§ Data:
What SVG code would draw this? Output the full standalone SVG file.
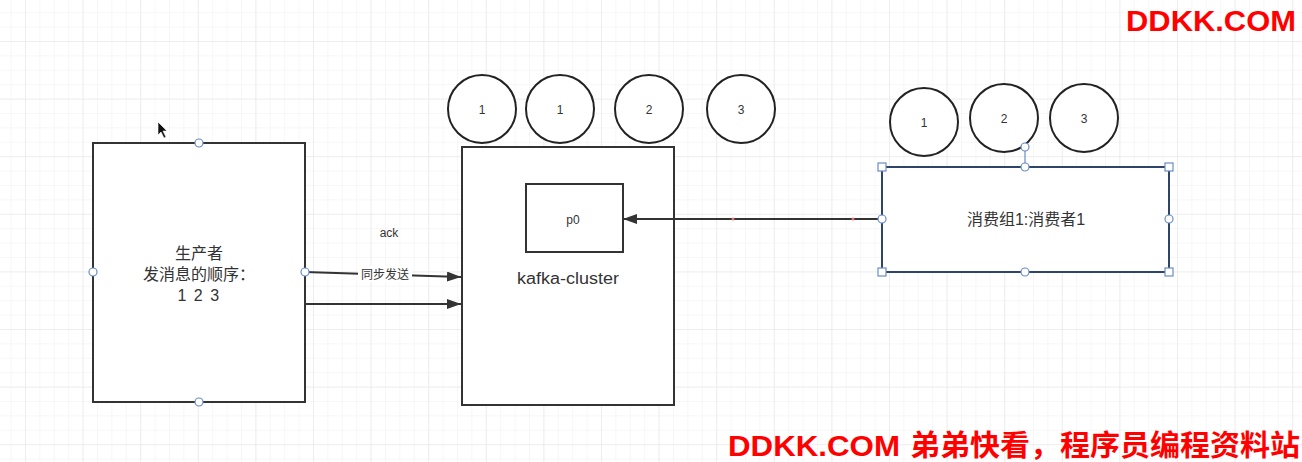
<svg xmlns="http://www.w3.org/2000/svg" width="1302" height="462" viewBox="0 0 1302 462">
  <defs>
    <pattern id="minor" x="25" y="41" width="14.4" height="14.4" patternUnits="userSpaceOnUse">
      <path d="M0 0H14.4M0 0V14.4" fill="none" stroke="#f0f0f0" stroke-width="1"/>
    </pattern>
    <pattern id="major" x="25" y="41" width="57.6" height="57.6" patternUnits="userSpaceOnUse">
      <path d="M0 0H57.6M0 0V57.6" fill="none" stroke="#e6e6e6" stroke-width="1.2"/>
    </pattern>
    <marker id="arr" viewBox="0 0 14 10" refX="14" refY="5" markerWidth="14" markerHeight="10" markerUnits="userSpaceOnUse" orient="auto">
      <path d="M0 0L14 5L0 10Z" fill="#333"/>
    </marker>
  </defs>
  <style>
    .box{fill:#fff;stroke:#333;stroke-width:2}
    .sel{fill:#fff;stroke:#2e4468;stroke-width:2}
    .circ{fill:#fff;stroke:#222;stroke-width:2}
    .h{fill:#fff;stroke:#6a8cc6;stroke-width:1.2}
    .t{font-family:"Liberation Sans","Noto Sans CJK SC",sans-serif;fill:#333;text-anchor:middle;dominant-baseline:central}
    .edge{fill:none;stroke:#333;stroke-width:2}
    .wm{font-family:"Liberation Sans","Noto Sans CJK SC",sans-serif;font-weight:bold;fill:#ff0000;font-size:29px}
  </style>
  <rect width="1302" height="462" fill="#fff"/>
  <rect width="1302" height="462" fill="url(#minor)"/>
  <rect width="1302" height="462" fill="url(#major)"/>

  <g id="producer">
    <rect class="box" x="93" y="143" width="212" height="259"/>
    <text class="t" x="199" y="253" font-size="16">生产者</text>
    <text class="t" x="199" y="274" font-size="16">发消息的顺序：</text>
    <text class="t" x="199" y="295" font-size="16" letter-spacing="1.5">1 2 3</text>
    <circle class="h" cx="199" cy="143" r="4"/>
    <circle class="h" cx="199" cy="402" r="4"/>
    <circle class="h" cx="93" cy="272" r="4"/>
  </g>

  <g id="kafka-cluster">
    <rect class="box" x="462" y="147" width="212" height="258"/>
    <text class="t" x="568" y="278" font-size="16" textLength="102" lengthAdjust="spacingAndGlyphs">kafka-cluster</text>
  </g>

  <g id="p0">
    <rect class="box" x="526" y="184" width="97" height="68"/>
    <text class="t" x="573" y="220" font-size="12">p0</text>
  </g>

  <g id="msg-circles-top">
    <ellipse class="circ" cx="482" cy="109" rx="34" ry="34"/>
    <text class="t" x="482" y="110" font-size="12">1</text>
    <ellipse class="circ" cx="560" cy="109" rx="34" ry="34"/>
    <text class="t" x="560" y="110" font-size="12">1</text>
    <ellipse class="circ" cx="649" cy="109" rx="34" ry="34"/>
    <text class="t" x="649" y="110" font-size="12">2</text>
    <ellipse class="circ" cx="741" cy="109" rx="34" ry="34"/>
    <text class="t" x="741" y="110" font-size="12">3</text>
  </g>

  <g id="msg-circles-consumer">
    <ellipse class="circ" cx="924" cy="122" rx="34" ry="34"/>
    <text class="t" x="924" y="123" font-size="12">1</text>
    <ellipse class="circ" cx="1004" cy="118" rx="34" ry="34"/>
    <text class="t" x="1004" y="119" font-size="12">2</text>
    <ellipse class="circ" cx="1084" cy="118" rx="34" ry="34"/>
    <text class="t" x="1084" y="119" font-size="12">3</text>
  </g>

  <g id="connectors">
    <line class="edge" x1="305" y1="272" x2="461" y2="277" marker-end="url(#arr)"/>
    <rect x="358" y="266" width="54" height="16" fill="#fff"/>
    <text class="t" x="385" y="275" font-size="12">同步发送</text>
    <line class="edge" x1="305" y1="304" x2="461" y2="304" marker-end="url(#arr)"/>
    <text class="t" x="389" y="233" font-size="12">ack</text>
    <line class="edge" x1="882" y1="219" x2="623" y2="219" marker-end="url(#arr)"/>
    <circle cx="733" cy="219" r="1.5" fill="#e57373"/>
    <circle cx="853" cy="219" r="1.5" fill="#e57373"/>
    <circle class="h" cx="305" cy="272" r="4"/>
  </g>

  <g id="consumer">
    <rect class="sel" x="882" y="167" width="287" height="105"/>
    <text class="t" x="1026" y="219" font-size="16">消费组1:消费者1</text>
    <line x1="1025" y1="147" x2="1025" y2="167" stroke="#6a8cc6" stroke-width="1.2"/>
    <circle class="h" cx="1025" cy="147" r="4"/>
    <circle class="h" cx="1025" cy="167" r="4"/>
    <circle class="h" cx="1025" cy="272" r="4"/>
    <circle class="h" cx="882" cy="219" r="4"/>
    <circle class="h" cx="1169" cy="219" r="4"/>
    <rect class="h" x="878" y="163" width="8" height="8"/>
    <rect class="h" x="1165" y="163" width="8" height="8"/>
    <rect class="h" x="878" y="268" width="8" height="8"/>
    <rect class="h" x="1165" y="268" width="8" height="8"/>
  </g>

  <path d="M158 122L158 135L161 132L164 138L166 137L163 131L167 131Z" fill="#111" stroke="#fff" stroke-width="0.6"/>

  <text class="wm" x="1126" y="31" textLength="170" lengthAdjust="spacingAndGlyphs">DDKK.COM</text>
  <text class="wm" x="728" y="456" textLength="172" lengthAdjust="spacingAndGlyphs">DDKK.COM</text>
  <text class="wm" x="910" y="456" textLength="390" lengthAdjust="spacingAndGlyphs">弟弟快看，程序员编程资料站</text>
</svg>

§ Stated exercise:
Exclude every picture and copy the remaining data exactly.

§ Worked solution:
What SVG code would draw this? Output the full standalone SVG file.
<svg xmlns="http://www.w3.org/2000/svg" width="1302" height="462" viewBox="0 0 1302 462">
  <defs>
    <pattern id="minor" x="25" y="41" width="14.4" height="14.4" patternUnits="userSpaceOnUse">
      <path d="M0 0H14.4M0 0V14.4" fill="none" stroke="#f0f0f0" stroke-width="1"/>
    </pattern>
    <pattern id="major" x="25" y="41" width="57.6" height="57.6" patternUnits="userSpaceOnUse">
      <path d="M0 0H57.6M0 0V57.6" fill="none" stroke="#e6e6e6" stroke-width="1.2"/>
    </pattern>
    <marker id="arr" viewBox="0 0 14 10" refX="14" refY="5" markerWidth="14" markerHeight="10" markerUnits="userSpaceOnUse" orient="auto">
      <path d="M0 0L14 5L0 10Z" fill="#333"/>
    </marker>
  </defs>
  <style>
    .box{fill:#fff;stroke:#333;stroke-width:2}
    .sel{fill:#fff;stroke:#2e4468;stroke-width:2}
    .circ{fill:#fff;stroke:#222;stroke-width:2}
    .h{fill:#fff;stroke:#6a8cc6;stroke-width:1.2}
    .t{font-family:"Liberation Sans","Noto Sans CJK SC",sans-serif;fill:#333;text-anchor:middle;dominant-baseline:central}
    .edge{fill:none;stroke:#333;stroke-width:2}
    .wm{font-family:"Liberation Sans","Noto Sans CJK SC",sans-serif;font-weight:bold;fill:#ff0000;font-size:29px}
  </style>
  <rect width="1302" height="462" fill="#fff"/>
  <rect width="1302" height="462" fill="url(#minor)"/>
  <rect width="1302" height="462" fill="url(#major)"/>

  <g id="producer">
    <rect class="box" x="93" y="143" width="212" height="259"/>
    <text class="t" x="199" y="253" font-size="16">生产者</text>
    <text class="t" x="199" y="274" font-size="16">发消息的顺序：</text>
    <text class="t" x="199" y="295" font-size="16" letter-spacing="1.5">1 2 3</text>
    <circle class="h" cx="199" cy="143" r="4"/>
    <circle class="h" cx="199" cy="402" r="4"/>
    <circle class="h" cx="93" cy="272" r="4"/>
  </g>

  <g id="kafka-cluster">
    <rect class="box" x="462" y="147" width="212" height="258"/>
    <text class="t" x="568" y="278" font-size="16" textLength="102" lengthAdjust="spacingAndGlyphs">kafka-cluster</text>
  </g>

  <g id="p0">
    <rect class="box" x="526" y="184" width="97" height="68"/>
    <text class="t" x="573" y="220" font-size="12">p0</text>
  </g>

  <g id="msg-circles-top">
    <ellipse class="circ" cx="482" cy="109" rx="34" ry="34"/>
    <text class="t" x="482" y="110" font-size="12">1</text>
    <ellipse class="circ" cx="560" cy="109" rx="34" ry="34"/>
    <text class="t" x="560" y="110" font-size="12">1</text>
    <ellipse class="circ" cx="649" cy="109" rx="34" ry="34"/>
    <text class="t" x="649" y="110" font-size="12">2</text>
    <ellipse class="circ" cx="741" cy="109" rx="34" ry="34"/>
    <text class="t" x="741" y="110" font-size="12">3</text>
  </g>

  <g id="msg-circles-consumer">
    <ellipse class="circ" cx="924" cy="122" rx="34" ry="34"/>
    <text class="t" x="924" y="123" font-size="12">1</text>
    <ellipse class="circ" cx="1004" cy="118" rx="34" ry="34"/>
    <text class="t" x="1004" y="119" font-size="12">2</text>
    <ellipse class="circ" cx="1084" cy="118" rx="34" ry="34"/>
    <text class="t" x="1084" y="119" font-size="12">3</text>
  </g>

  <g id="connectors">
    <line class="edge" x1="305" y1="272" x2="461" y2="277" marker-end="url(#arr)"/>
    <rect x="358" y="266" width="54" height="16" fill="#fff"/>
    <text class="t" x="385" y="275" font-size="12">同步发送</text>
    <line class="edge" x1="305" y1="304" x2="461" y2="304" marker-end="url(#arr)"/>
    <text class="t" x="389" y="233" font-size="12">ack</text>
    <line class="edge" x1="882" y1="219" x2="623" y2="219" marker-end="url(#arr)"/>
    <circle cx="733" cy="219" r="1.5" fill="#e57373"/>
    <circle cx="853" cy="219" r="1.5" fill="#e57373"/>
    <circle class="h" cx="305" cy="272" r="4"/>
  </g>

  <g id="consumer">
    <rect class="sel" x="882" y="167" width="287" height="105"/>
    <text class="t" x="1026" y="219" font-size="16">消费组1:消费者1</text>
    <line x1="1025" y1="147" x2="1025" y2="167" stroke="#6a8cc6" stroke-width="1.2"/>
    <circle class="h" cx="1025" cy="147" r="4"/>
    <circle class="h" cx="1025" cy="167" r="4"/>
    <circle class="h" cx="1025" cy="272" r="4"/>
    <circle class="h" cx="882" cy="219" r="4"/>
    <circle class="h" cx="1169" cy="219" r="4"/>
    <rect class="h" x="878" y="163" width="8" height="8"/>
    <rect class="h" x="1165" y="163" width="8" height="8"/>
    <rect class="h" x="878" y="268" width="8" height="8"/>
    <rect class="h" x="1165" y="268" width="8" height="8"/>
  </g>

  <path d="M158 122L158 135L161 132L164 138L166 137L163 131L167 131Z" fill="#111" stroke="#fff" stroke-width="0.6"/>

  <text class="wm" x="1126" y="31" textLength="170" lengthAdjust="spacingAndGlyphs">DDKK.COM</text>
  <text class="wm" x="728" y="456" textLength="172" lengthAdjust="spacingAndGlyphs">DDKK.COM</text>
  <text class="wm" x="910" y="456" textLength="390" lengthAdjust="spacingAndGlyphs">弟弟快看，程序员编程资料站</text>
</svg>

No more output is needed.